[Aim of the exercise]
Copy each line that has the string "chart" somewhere in it.

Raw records
-- -- --

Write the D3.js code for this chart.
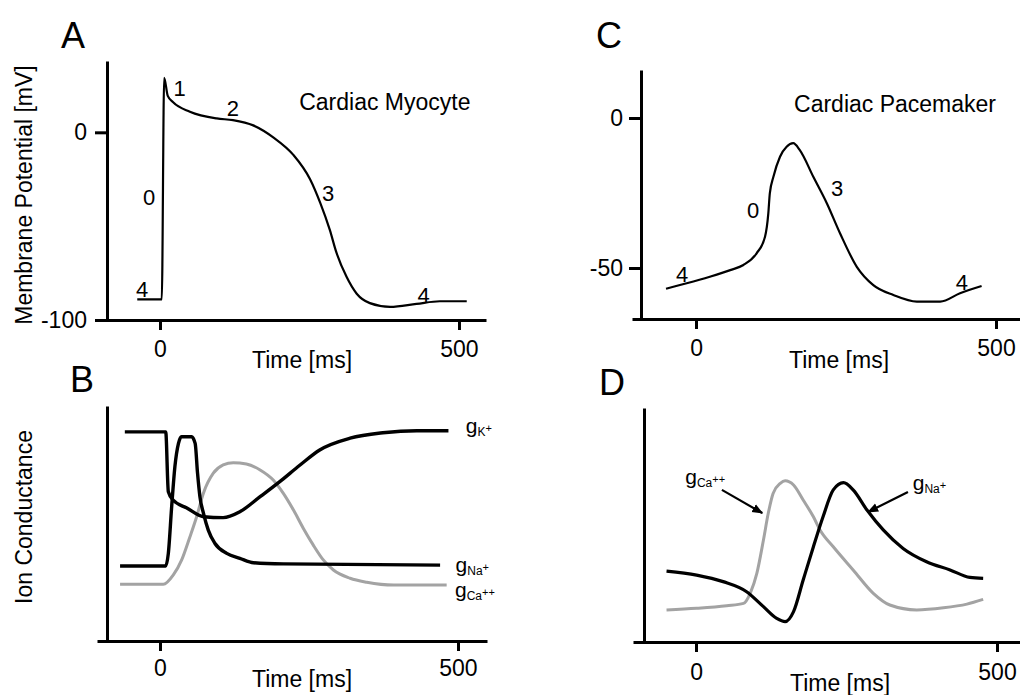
<!DOCTYPE html>
<html><head><meta charset="utf-8">
<script src="https://cdn.jsdelivr.net/npm/d3@7"></script>
<style>
body{margin:0;background:#fff}
svg{display:block;background:#fff}
text{font-family:"Liberation Sans",Arial,Helvetica,sans-serif;fill:#000}
</style>
</head><body>
<svg id="chart" width="1020" height="695"></svg>
<script>
// ---------- DATA ----------
// Panel A: cardiac myocyte action potential (time ms, membrane potential mV)
const myoTime = [-38, 3, 7, 13, 22, 50, 95, 122, 156, 190, 223, 251, 268, 284, 295, 312, 329, 351, 385, 429, 468, 513];
const myoVolt = [-89, -89, 29, 19.4, 16, 11, 7.4, 6.5, 3.7, -2.8, -12, -25, -37.6, -52, -64, -77, -86, -91, -93, -91.4, -90, -90];
const myoPhases = [
  {label: "1", t: 33, v: 23.6}, {label: "2", t: 122, v: 13}, {label: "3", t: 281, v: -32.3},
  {label: "0", t: -18, v: -34.5}, {label: "4", t: -30, v: -83.5}, {label: "4", t: 441, v: -86.7}
];

// Panel C: cardiac pacemaker action potential
const paceTime = [-50, -15.5, 23, 57, 79, 101, 115, 120.5, 123, 129, 140, 151, 162, 173, 195.5, 218, 240, 268, 295.5, 329, 368, 407, 440, 476];
const paceVolt = [-56.9, -55.1, -52.9, -50.7, -49, -45.1, -39.6, -31.8, -25.1, -19.6, -12.9, -9.6, -8.4, -10.7, -19.6, -28.4, -38.4, -49.6, -55.7, -59, -61.2, -61.2, -58.4, -56];
const pacePhases = [
  {label: "0", t: 95, v: -30.7}, {label: "3", t: 235, v: -23.3},
  {label: "4", t: -23, v: -52}, {label: "4", t: 443, v: -54.7}
];

// Panel B: myocyte ion conductances (relative units)
const bKTime  = [-59, 9.6, 14, 22, 45, 73, 106, 134, 168, 201, 235, 268, 319, 374, 431, 484];
const bKVal   = [0.89, 0.89, 0.635, 0.6, 0.566, 0.529, 0.525, 0.55, 0.614, 0.678, 0.749, 0.813, 0.863, 0.886, 0.895, 0.895];
const bNaTime = [-67, 9.5, 14, 19.6, 25, 31, 36, 53, 59, 63, 67, 73, 81, 92, 112, 134, 157, 207, 470];
const bNaVal  = [0.319, 0.319, 0.373, 0.572, 0.742, 0.841, 0.869, 0.869, 0.841, 0.714, 0.614, 0.543, 0.472, 0.416, 0.373, 0.352, 0.333, 0.328, 0.323];
const bCaTime = [-67, 5.6, 22.4, 36.4, 50.3, 61.5, 72.7, 89.5, 106, 123, 145, 168, 190, 207, 224, 240.6, 257, 274, 291, 319, 347, 392, 481];
const bCaVal  = [0.241, 0.241, 0.281, 0.345, 0.444, 0.529, 0.628, 0.714, 0.749, 0.759, 0.753, 0.728, 0.685, 0.628, 0.557, 0.479, 0.409, 0.345, 0.302, 0.267, 0.25, 0.238, 0.238];

// Panel D: pacemaker ion conductances (relative units)
const dNaTime = [-49, 1, 45, 84, 112, 134, 148, 162, 178, 195, 211, 228, 245, 261, 284, 311, 344, 383, 422, 455, 477];
const dNaVal  = [0.303, 0.286, 0.258, 0.215, 0.151, 0.101, 0.087, 0.13, 0.265, 0.407, 0.535, 0.65, 0.681, 0.65, 0.564, 0.479, 0.4, 0.343, 0.308, 0.276, 0.272];
const dCaTime = [-49, 1, 51, 79, 90, 101, 112, 120, 128, 140, 148, 162, 178, 195, 206, 228, 261, 294.5, 322, 366.6, 411, 450, 477];
const dCaVal  = [0.137, 0.144, 0.155, 0.165, 0.208, 0.293, 0.436, 0.55, 0.635, 0.678, 0.689, 0.671, 0.607, 0.535, 0.479, 0.407, 0.308, 0.208, 0.158, 0.137, 0.146, 0.162, 0.182];

const xTicks = [0, 500];
const yTicksA = [0, -100];
const yTicksC = [0, -50];

// ---------- DRAW ----------
const svg = d3.select("#chart");
const zip = (ts, vs) => ts.map((t, i) => [t, vs[i]]);
const plain = d => String(d);

function makePanel(o) {
  const g = svg.append("g");
  const x = d3.scaleLinear().domain(o.xDom).range(o.xRange);
  const y = d3.scaleLinear().domain(o.yDom).range(o.yRange);
  const xa = g.append("g").attr("transform", `translate(0,${o.xAxisY})`)
    .call(d3.axisBottom(x).tickValues(xTicks).tickSizeInner(10).tickSizeOuter(0).tickPadding(o.xPad).tickFormat(plain));
  xa.select(".domain").attr("stroke-width", 3);
  xa.selectAll(".tick line").attr("stroke-width", 3);
  xa.selectAll(".tick text").attr("font-size", 23).attr("font-family", null);
  const ya = g.append("g").attr("transform", `translate(${o.yAxisX},0)`)
    .call(d3.axisLeft(y).tickValues(o.yTicks || []).tickSizeInner(12).tickSizeOuter(0).tickPadding(o.yPad || 8).tickFormat(plain));
  ya.select(".domain").attr("stroke-width", 3);
  ya.selectAll(".tick line").attr("stroke-width", 3);
  ya.selectAll(".tick text").attr("font-size", 23).attr("font-family", null);
  g.append("text").attr("x", o.titleX).attr("y", o.titleY).attr("dy", "0.35em")
    .attr("text-anchor", "middle").attr("font-size", 23).text("Time [ms]");
  g.append("text").attr("x", o.letterX).attr("y", o.letterY).attr("font-size", 36).text(o.letter);
  return {g, x, y};
}

function drawLine(p, pts, color, width) {
  p.g.append("path").datum(pts)
    .attr("fill", "none").attr("stroke", color).attr("stroke-width", width)
    .attr("stroke-linejoin", "round").attr("stroke-linecap", "butt")
    .attr("d", d3.line().x(d => p.x(d[0])).y(d => p.y(d[1])).curve(d3.curveMonotoneX));
}

function gLabel(p, t, v, sub, sup) {
  const txt = p.g.append("text").attr("x", p.x(t)).attr("y", p.y(v));
  txt.append("tspan").attr("font-size", 21).text("g");
  txt.append("tspan").attr("font-size", 12).attr("dy", 3).text(sub);
  txt.append("tspan").attr("font-size", 11).attr("dy", -4).text(sup);
}

// Panel A
const A = makePanel({xDom: [-107, 545.2], xRange: [96, 486], yDom: [-100, 38], yRange: [320, 61],
  xAxisY: 320, yAxisX: 107, xPad: 11, yTicks: yTicksA, yPad: 8,
  titleX: 302, titleY: 360, letter: "A", letterX: 61, letterY: 48});
drawLine(A, zip(myoTime, myoVolt), "#000", 2.2);
A.g.selectAll(".phase").data(myoPhases).join("text")
  .attr("x", d => A.x(d.t)).attr("y", d => A.y(d.v)).attr("dy", "0.35em")
  .attr("text-anchor", "middle").attr("font-size", 22).text(d => d.label);
A.g.append("text").attr("x", A.x(376)).attr("y", A.y(16.2)).attr("dy", "0.35em")
  .attr("text-anchor", "middle").attr("font-size", 23).text("Cardiac Myocyte");
svg.append("text").attr("transform", "translate(24,195) rotate(-90)").attr("dy", "0.35em")
  .attr("text-anchor", "middle").attr("font-size", 23).text("Membrane Potential [mV]");

// Panel C
const C = makePanel({xDom: [-106.7, 540], xRange: [632, 1020], yDom: [-67, 16], yRange: [319, 70],
  xAxisY: 319, yAxisX: 641, xPad: 11, yTicks: yTicksC, yPad: 6,
  titleX: 839, titleY: 360, letter: "C", letterX: 596, letterY: 48});
drawLine(C, zip(paceTime, paceVolt), "#000", 2.2);
C.g.selectAll(".phase").data(pacePhases).join("text")
  .attr("x", d => C.x(d.t)).attr("y", d => C.y(d.v)).attr("dy", "0.35em")
  .attr("text-anchor", "middle").attr("font-size", 22).text(d => d.label);
C.g.append("text").attr("x", C.x(331.7)).attr("y", C.y(4.7)).attr("dy", "0.35em")
  .attr("text-anchor", "middle").attr("font-size", 23).text("Cardiac Pacemaker");

// Panel B
const B = makePanel({xDom: [-105.7, 548.7], xRange: [97, 487], yDom: [0, 1], yRange: [641, 406],
  xAxisY: 641, yAxisX: 107, xPad: 9,
  titleX: 302, titleY: 679, letter: "B", letterX: 70, letterY: 392});
drawLine(B, zip(bCaTime, bCaVal), "#a3a3a3", 3);
drawLine(B, zip(bKTime, bKVal), "#000", 3.4);
drawLine(B, zip(bNaTime, bNaVal), "#000", 3.4);
gLabel(B, 513, 0.885, "K", "+");
gLabel(B, 496, 0.293, "Na", "+");
gLabel(B, 495, 0.187, "Ca", "++");
svg.append("text").attr("transform", "translate(24,517) rotate(-90)").attr("dy", "0.35em")
  .attr("text-anchor", "middle").attr("font-size", 23).text("Ion Conductance");

// Panel D
const D = makePanel({xDom: [-104.7, 538.2], xRange: [633, 1020], yDom: [0, 1], yRange: [642, 408],
  xAxisY: 642, yAxisX: 644, xPad: 12,
  titleX: 840, titleY: 683, letter: "D", letterX: 599, letterY: 395});
drawLine(D, zip(dCaTime, dCaVal), "#a3a3a3", 3);
drawLine(D, zip(dNaTime, dNaVal), "#000", 3.2);
gLabel(D, -18, 0.675, "Ca", "++");
gLabel(D, 360, 0.65, "Na", "+");

// arrows
const defs = svg.append("defs");
defs.append("marker").attr("id", "arrow").attr("viewBox", "0 0 10 10").attr("refX", 9).attr("refY", 5)
  .attr("markerWidth", 5).attr("markerHeight", 5).attr("markerUnits", "strokeWidth").attr("orient", "auto")
  .append("path").attr("d", "M0,1 L10,5 L0,9 Z").attr("fill", "#000");
const arrows = [
  {t0: 43, v0: 0.65, t1: 110, v1: 0.551},
  {t0: 352, v0: 0.641, t1: 286, v1: 0.556}
];
D.g.selectAll(".arrow").data(arrows).join("line")
  .attr("x1", d => D.x(d.t0)).attr("y1", d => D.y(d.v0))
  .attr("x2", d => D.x(d.t1)).attr("y2", d => D.y(d.v1))
  .attr("stroke", "#000").attr("stroke-width", 2.2).attr("marker-end", "url(#arrow)");
</script>
</body></html>
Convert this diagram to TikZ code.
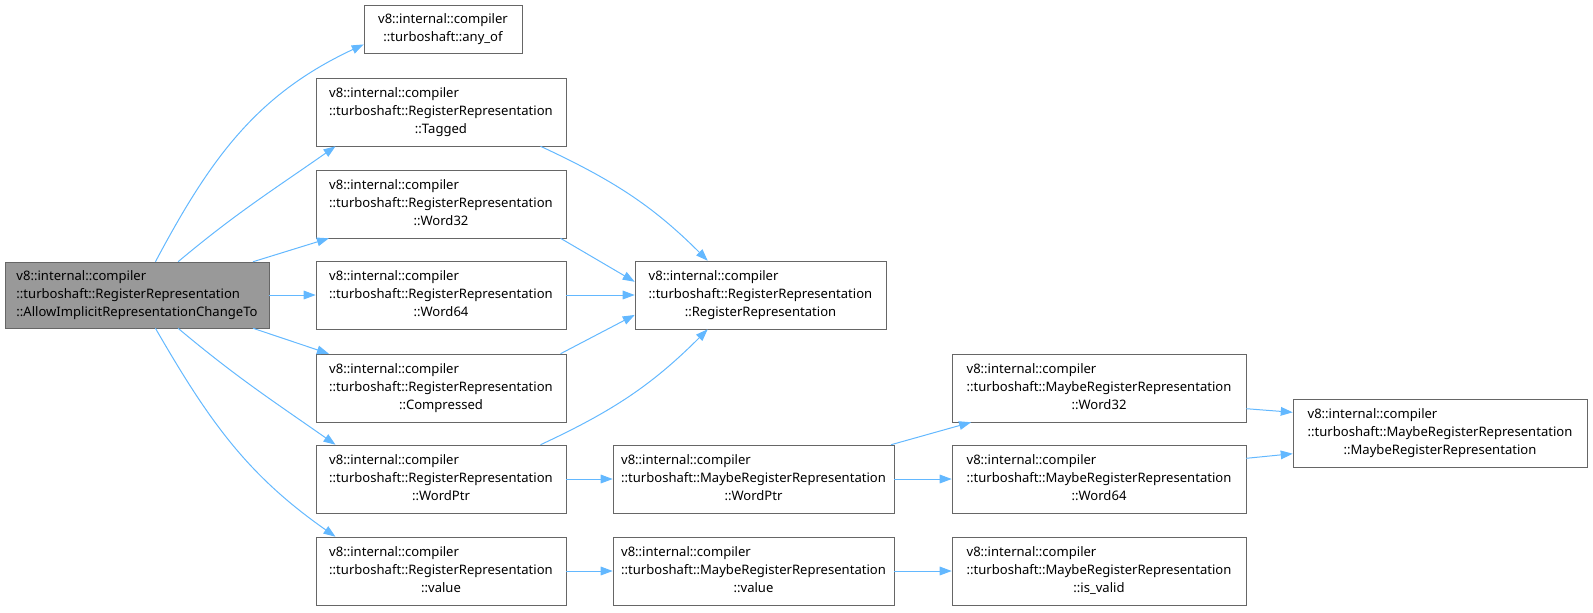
\documentclass[tikz,border=0pt]{standalone}
\usepackage{fontspec}
\setmainfont{Noto Sans}
\usetikzlibrary{arrows.meta}
\definecolor{edgeblue}{HTML}{63B8FF}
\definecolor{boxgray}{HTML}{666666}
\definecolor{curfill}{HTML}{999999}
\newcommand{\vname}[2]{\begin{tabular}{@{}c@{}}\multicolumn{1}{@{}l@{}}{v8::internal::compiler}\\#1\\#2\end{tabular}}
\tikzset{
  cls/.style={draw=boxgray,fill=white,inner sep=0pt,minimum height=68*0.75pt,
    font=\fontsize{9.8}{13.4}\selectfont},
  edge/.style={draw=edgeblue,line width=0.75pt,-{Triangle[length=9pt,width=6.5pt]}}
}
\begin{document}
\begin{tikzpicture}[x=0.75pt,y=-0.75pt]
\useasboundingbox (0,0) rectangle (1593,612);
% callee nodes
\node[cls,fill=curfill,minimum width=264*0.75pt,minimum height=66*0.75pt] (main) at (137,295)
  {\begin{tabular}{@{}l@{}}v8::internal::compiler\\::turboshaft::RegisterRepresentation\\::AllowImplicitRepresentationChangeTo\end{tabular}};
\node[cls,minimum width=158*0.75pt,minimum height=48*0.75pt] (anyof) at (443,29)
  {\begin{tabular}{@{}c@{}}v8::internal::compiler\\::turboshaft::any\_of\end{tabular}};
\node[cls,minimum width=250*0.75pt] (tagged) at (441,112) {\vname{::turboshaft::RegisterRepresentation}{::Tagged}};
\node[cls,minimum width=250*0.75pt] (w32) at (441,204) {\vname{::turboshaft::RegisterRepresentation}{::Word32}};
\node[cls,minimum width=250*0.75pt] (w64) at (441,295) {\vname{::turboshaft::RegisterRepresentation}{::Word64}};
\node[cls,minimum width=250*0.75pt] (comp) at (441,388) {\vname{::turboshaft::RegisterRepresentation}{::Compressed}};
\node[cls,minimum width=250*0.75pt] (wptr) at (441,479) {\vname{::turboshaft::RegisterRepresentation}{::WordPtr}};
\node[cls,minimum width=250*0.75pt] (val) at (441,571) {\vname{::turboshaft::RegisterRepresentation}{::value}};
\node[cls,minimum width=251*0.75pt] (rr) at (760.5,295) {\vname{::turboshaft::RegisterRepresentation}{::RegisterRepresentation}};
\node[cls,minimum width=281*0.75pt] (mwptr) at (753.5,479) {\vname{::turboshaft::MaybeRegisterRepresentation}{::WordPtr}};
\node[cls,minimum width=281*0.75pt] (mval) at (753.5,571) {\vname{::turboshaft::MaybeRegisterRepresentation}{::value}};
\node[cls,minimum width=294*0.75pt] (mw32) at (1099,388) {\vname{::turboshaft::MaybeRegisterRepresentation}{::Word32}};
\node[cls,minimum width=294*0.75pt] (mw64) at (1099,479) {\vname{::turboshaft::MaybeRegisterRepresentation}{::Word64}};
\node[cls,minimum width=294*0.75pt] (misv) at (1099,571) {\vname{::turboshaft::MaybeRegisterRepresentation}{::is\_valid}};
\node[cls,minimum width=294*0.75pt] (mctor) at (1440,433) {\vname{::turboshaft::MaybeRegisterRepresentation}{::MaybeRegisterRepresentation}};
% calls
\draw[edge] (main.61) to[out=62,in=205] (anyof.191);
\draw[edge] (main.39) to[out=40,in=215] (tagged.198);
\draw[edge] (main.16) -- (w32.197);
\draw[edge] (main.east) -- (w64.west);
\draw[edge] (main.-16) -- (comp.163);
\draw[edge] (main.-39) to[out=-40,in=145] (wptr.162);
\draw[edge] (main.-61) to[out=-60,in=145] (val.162);
\draw[edge] (tagged.-19) to[out=-25,in=135] (rr.147);
\draw[edge] (w32.-16) -- (rr.174);
\draw[edge] (w64.east) -- (rr.west);
\draw[edge] (comp.16) -- (rr.189);
\draw[edge] (wptr.19) to[out=25,in=-135] (rr.213);
\draw[edge] (wptr.east) -- (mwptr.west);
\draw[edge] (val.east) -- (mval.west);
\draw[edge] (mwptr.14) -- (mw32.195);
\draw[edge] (mwptr.east) -- (mw64.west);
\draw[edge] (mval.east) -- (misv.west);
\draw[edge] (mw32.-8) -- (mctor.172);
\draw[edge] (mw64.8) -- (mctor.188);
\end{tikzpicture}
\end{document}
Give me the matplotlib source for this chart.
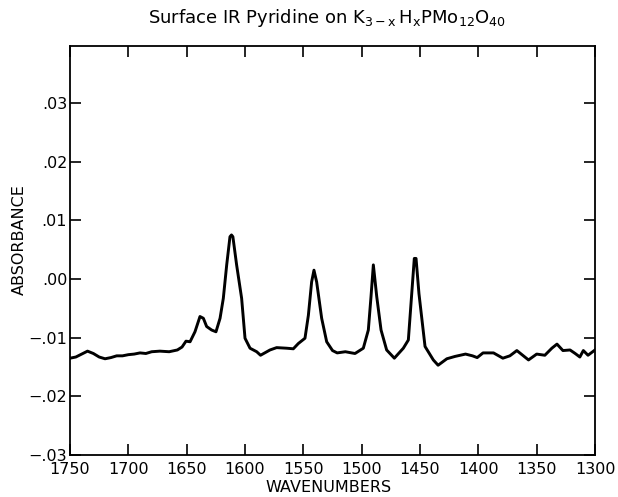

-- -- --

[Result of this exercise]
Write the D3.js code for this chart.
<svg id="chart" width="1020" height="695"></svg>
const svg = d3.select("#chart");
Give me the matplotlib source for this chart.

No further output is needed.